### Direction
Starting with the first line below, extract each line through the one that contains "from matplotlib.patches import", inclusive, excluding pictures.

►

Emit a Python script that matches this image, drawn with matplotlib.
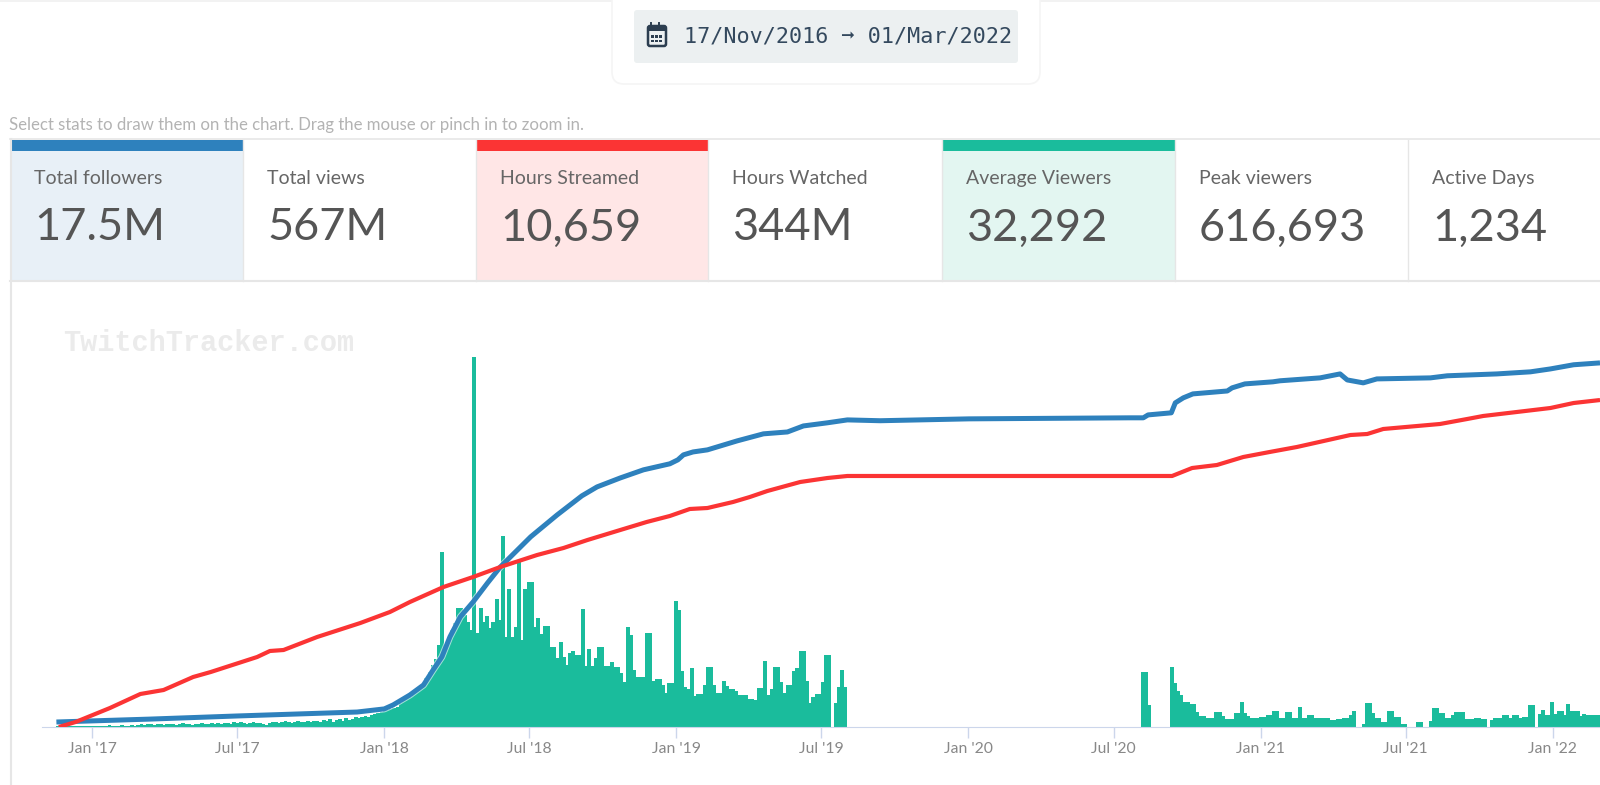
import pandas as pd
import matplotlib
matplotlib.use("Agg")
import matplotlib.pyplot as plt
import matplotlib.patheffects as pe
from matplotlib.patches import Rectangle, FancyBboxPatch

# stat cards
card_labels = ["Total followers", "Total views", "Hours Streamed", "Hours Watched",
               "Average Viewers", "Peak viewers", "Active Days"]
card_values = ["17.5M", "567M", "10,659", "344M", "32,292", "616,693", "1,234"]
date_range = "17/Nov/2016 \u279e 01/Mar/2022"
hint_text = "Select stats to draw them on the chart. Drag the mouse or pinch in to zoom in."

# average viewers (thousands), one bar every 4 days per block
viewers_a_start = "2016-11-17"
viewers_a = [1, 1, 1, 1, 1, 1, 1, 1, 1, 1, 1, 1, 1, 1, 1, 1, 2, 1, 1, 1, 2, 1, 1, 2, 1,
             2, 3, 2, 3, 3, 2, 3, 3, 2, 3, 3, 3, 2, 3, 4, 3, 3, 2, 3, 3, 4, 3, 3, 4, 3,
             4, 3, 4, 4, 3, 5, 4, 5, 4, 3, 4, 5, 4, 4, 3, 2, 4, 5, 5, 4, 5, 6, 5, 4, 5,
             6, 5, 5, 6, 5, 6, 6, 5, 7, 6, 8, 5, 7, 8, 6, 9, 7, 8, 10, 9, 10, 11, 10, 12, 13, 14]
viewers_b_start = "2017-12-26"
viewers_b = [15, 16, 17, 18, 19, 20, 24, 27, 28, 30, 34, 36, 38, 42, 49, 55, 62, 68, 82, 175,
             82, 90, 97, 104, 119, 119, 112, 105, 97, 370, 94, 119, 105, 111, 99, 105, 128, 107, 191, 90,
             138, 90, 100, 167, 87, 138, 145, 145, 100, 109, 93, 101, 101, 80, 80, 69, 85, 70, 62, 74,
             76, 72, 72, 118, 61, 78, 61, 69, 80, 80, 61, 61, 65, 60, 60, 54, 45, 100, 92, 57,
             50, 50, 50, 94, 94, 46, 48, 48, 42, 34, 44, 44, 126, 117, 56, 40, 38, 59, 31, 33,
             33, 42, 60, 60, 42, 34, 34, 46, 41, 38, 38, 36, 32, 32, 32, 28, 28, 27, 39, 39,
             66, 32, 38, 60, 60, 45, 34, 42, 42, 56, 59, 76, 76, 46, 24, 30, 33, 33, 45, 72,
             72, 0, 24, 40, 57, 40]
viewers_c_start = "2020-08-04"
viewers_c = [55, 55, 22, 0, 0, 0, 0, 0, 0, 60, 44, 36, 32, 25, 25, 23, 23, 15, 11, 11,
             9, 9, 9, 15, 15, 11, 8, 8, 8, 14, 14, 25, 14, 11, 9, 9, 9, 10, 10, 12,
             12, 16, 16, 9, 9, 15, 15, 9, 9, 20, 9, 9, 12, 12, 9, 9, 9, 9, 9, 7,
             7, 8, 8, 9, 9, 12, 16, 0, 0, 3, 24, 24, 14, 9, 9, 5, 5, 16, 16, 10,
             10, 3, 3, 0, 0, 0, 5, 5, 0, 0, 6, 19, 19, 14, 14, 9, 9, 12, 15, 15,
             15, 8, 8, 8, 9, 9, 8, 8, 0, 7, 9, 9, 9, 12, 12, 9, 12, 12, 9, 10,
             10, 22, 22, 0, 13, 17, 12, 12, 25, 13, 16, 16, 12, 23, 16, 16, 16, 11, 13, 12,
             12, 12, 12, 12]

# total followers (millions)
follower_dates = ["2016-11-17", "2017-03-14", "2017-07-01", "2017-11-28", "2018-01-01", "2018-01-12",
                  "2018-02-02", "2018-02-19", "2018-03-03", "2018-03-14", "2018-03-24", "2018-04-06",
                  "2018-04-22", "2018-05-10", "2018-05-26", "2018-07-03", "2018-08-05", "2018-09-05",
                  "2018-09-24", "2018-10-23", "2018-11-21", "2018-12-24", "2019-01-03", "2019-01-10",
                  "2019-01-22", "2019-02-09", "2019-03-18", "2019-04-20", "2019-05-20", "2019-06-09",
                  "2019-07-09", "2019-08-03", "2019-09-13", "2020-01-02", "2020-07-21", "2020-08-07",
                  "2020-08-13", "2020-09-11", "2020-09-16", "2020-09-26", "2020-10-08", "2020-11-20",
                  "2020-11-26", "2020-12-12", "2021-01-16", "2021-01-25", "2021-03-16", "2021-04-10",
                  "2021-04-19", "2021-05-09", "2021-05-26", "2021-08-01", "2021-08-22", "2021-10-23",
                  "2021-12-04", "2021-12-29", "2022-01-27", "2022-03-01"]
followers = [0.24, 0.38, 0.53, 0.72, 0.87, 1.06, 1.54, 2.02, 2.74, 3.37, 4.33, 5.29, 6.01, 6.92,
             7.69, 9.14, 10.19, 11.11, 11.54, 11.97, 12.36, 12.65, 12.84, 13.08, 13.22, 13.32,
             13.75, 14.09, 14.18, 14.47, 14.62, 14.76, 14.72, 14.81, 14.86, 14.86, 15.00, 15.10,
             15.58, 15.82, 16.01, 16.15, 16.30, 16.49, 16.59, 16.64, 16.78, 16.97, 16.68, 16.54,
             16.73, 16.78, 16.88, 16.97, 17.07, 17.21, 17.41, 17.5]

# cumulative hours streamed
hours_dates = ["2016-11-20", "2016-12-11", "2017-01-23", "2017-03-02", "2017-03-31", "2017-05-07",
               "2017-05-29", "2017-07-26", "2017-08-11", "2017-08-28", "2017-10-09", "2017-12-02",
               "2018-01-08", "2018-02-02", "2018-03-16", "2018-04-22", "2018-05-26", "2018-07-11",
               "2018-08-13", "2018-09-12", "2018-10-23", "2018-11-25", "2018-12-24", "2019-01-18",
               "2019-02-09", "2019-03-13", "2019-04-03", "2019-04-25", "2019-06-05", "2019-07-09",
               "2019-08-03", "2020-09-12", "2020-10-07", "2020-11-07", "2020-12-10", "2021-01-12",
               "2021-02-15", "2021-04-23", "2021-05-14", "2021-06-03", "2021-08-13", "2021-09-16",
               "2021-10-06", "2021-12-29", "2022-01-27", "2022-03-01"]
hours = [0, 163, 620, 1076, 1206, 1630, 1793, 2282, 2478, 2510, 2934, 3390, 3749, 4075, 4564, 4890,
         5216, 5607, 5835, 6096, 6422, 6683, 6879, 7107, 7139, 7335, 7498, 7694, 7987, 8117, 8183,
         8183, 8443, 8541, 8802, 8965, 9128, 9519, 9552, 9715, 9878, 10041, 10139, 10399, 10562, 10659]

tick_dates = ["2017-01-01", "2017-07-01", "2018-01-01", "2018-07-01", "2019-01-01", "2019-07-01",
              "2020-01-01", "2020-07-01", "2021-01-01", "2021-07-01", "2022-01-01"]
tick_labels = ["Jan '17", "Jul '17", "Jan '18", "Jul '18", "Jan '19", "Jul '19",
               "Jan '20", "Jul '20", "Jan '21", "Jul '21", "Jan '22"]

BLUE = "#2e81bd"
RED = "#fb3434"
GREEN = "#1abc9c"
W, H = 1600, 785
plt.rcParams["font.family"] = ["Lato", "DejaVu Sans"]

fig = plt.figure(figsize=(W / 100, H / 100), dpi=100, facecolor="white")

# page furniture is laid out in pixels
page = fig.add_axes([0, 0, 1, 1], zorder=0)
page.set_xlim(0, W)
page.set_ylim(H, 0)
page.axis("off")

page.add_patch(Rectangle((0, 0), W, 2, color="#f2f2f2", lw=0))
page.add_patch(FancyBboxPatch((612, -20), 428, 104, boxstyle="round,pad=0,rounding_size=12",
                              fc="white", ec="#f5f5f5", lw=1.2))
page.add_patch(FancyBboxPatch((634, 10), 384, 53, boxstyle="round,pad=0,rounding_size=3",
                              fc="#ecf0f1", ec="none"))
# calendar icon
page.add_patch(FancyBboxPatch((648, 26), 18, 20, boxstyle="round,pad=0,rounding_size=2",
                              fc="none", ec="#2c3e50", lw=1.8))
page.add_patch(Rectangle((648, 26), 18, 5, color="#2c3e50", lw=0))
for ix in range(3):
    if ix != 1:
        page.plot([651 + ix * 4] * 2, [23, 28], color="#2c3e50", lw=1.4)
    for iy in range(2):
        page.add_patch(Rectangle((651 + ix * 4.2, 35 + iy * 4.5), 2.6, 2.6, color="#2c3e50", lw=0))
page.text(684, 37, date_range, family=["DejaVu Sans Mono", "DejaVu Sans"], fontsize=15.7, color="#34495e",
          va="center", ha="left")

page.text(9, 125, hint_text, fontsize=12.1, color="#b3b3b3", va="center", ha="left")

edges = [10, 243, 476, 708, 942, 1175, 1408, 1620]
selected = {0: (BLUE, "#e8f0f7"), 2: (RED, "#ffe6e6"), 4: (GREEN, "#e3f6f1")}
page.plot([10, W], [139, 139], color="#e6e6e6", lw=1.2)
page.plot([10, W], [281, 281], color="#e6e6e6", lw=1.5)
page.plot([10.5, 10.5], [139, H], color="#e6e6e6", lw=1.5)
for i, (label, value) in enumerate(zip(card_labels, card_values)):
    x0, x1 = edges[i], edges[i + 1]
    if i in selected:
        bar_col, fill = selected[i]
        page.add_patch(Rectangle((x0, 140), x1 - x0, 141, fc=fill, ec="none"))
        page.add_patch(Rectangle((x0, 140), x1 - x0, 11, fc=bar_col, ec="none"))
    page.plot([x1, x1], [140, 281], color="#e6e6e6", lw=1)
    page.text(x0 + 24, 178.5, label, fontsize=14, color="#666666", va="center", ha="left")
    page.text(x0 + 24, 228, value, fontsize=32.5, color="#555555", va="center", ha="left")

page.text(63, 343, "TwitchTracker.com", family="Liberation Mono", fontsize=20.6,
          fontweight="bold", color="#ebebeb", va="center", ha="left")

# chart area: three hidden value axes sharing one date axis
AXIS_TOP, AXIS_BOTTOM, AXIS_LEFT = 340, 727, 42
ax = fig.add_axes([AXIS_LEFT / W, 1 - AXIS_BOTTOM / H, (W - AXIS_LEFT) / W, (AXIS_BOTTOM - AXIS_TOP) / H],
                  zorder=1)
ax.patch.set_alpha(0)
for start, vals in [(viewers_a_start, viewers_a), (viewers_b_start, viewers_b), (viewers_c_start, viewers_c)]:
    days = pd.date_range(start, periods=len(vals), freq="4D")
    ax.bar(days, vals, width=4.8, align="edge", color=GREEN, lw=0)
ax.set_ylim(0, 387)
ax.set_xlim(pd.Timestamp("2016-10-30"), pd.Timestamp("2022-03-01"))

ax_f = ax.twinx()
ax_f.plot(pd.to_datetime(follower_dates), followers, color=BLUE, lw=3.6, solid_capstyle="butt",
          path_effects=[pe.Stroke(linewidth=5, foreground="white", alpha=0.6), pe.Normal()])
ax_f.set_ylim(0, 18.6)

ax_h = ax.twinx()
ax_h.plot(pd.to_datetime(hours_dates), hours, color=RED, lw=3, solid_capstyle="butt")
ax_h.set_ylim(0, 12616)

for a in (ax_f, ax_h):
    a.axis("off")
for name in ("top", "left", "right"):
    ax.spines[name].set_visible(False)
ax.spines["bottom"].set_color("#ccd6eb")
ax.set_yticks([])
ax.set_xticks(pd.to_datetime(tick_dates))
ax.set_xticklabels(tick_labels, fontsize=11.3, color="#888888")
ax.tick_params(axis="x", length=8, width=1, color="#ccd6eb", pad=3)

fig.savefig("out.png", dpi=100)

◄

### Solution to this task
Emit a Python script that matches this image, drawn with matplotlib.
import pandas as pd
import matplotlib
matplotlib.use("Agg")
import matplotlib.pyplot as plt
import matplotlib.patheffects as pe
from matplotlib.patches import Rectangle, FancyBboxPatch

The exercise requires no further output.